OBJECTIVE – Copy out each line of the data that holds the word "diagram".

RECORDED DATA –
_ _ _

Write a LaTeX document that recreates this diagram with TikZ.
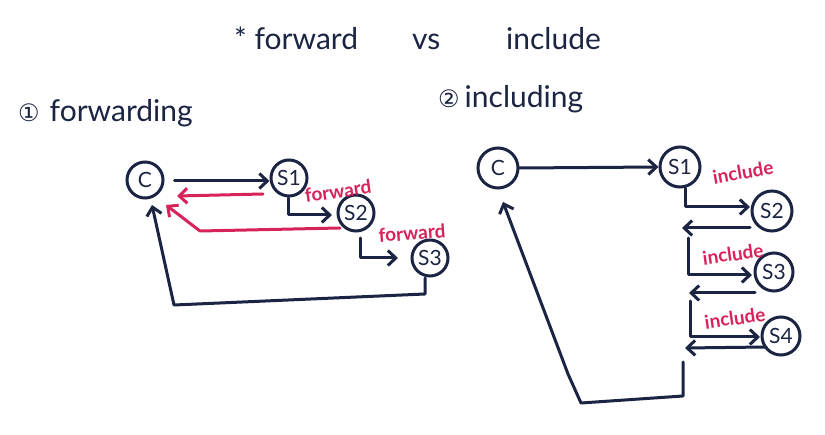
\documentclass[tikz,border=0pt]{standalone}
\usepackage{fontspec}
\setmainfont{Lato}
\newfontfamily\symfont{DejaVu Sans}
\usetikzlibrary{arrows.meta}
\definecolor{ink}{HTML}{1B2442}
\definecolor{pen}{HTML}{D8235A}
\tikzset{
  srv/.style={circle,draw=ink,line width=3pt,inner sep=0pt,minimum size=36pt,text=ink,font=\fontsize{21}{23}\selectfont},
  flow/.style={draw=ink,line width=3pt,line join=round,line cap=round,-{Straight Barb[length=8pt,width=15pt,line width=3pt]}},
  rflow/.style={flow,draw=pen},
  lbl/.style={text=pen,font=\fontsize{19}{21}\selectfont\bfseries,inner sep=0pt},
  hd/.style={text=ink,font=\fontsize{30}{33}\selectfont,inner sep=0pt,anchor=base west}
}
\begin{document}
\begin{tikzpicture}[x=1pt,y=-1pt]
\useasboundingbox[fill=white] (0,0) rectangle (825,435);
% titles
\node[hd] (title) at (234,50) {* forward\hspace{54pt}vs\hspace{66pt}include};
\node[hd] (h1) at (18,122) {{\symfont\fontsize{24}{26}\selectfont ①}\hspace{10pt}forwarding};
\node[hd] (h2) at (438,108) {{\symfont\fontsize{24}{26}\selectfont ②}\,including};
% left diagram
\node[srv] (c1) at (145,180) {C};
\node[srv] (a1) at (289,178) {S1};
\node[srv] (a2) at (356,213) {S2};
\node[srv] (a3) at (430,258) {S3};
\draw[flow] (c1.east) ++(10,1) coordinate (p1) -- (a1.west |- p1);
\draw[rflow] (263,194) coordinate (r1s) -- (177,196) coordinate (r1e);
\draw[flow] (288,198) coordinate (s1d) -- (288,215) -- (332,215);
\node[lbl,rotate=8] (f1) at (338,191) {forward};
\draw[rflow] (340,228) coordinate (r2s) -- (200,231) -- (166,205) coordinate (r2e);
\draw[flow] (360,238) coordinate (s2d) -- (360,258) -- (398,258);
\node[lbl,rotate=4] (f2) at (412,233) {forward};
\draw[flow] (425,278) coordinate (s3d) -- (425,294) -- (174,305) -- (152,205) coordinate (c1in);
% right diagram
\node[srv,minimum size=40pt] (c2) at (498,168) {C};
\node[srv,minimum size=40pt] (b1) at (680,167) {S1};
\node[srv,minimum size=40pt] (b2) at (772,211) {S2};
\node[srv,minimum size=38pt] (b3) at (774,272) {S3};
\node[srv,minimum size=38pt] (b4) at (781,336) {S4};
\draw[flow] (c2.east) -- (b1.west);
\draw[flow] (685,188) coordinate (t1) -- (685,207) -- (750,207);
\draw[flow] (750,228) coordinate (u1) -- (682,228);
\node[lbl,rotate=10] (i1) at (743,172) {include};
\draw[flow] (688,238) coordinate (t2) -- (688,275) -- (752,275);
\draw[flow] (755,293) coordinate (u2) -- (689,293);
\node[lbl,rotate=8] (i2) at (733,254) {include};
\draw[flow] (690,301) coordinate (t3) -- (690,337) -- (760,337);
\draw[flow] (766,347) coordinate (u3) -- (685,348);
\node[lbl,rotate=8] (i3) at (735,318) {include};
\draw[flow] (683,362) coordinate (t4) -- (683,396) -- (581,403) -- (568,374) -- (503,202) coordinate (c2in);
\end{tikzpicture}
\end{document}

_ _ _

WRITTEN RESPONSE –
Write a LaTeX document that recreates this diagram with TikZ.
% left diagram
% right diagram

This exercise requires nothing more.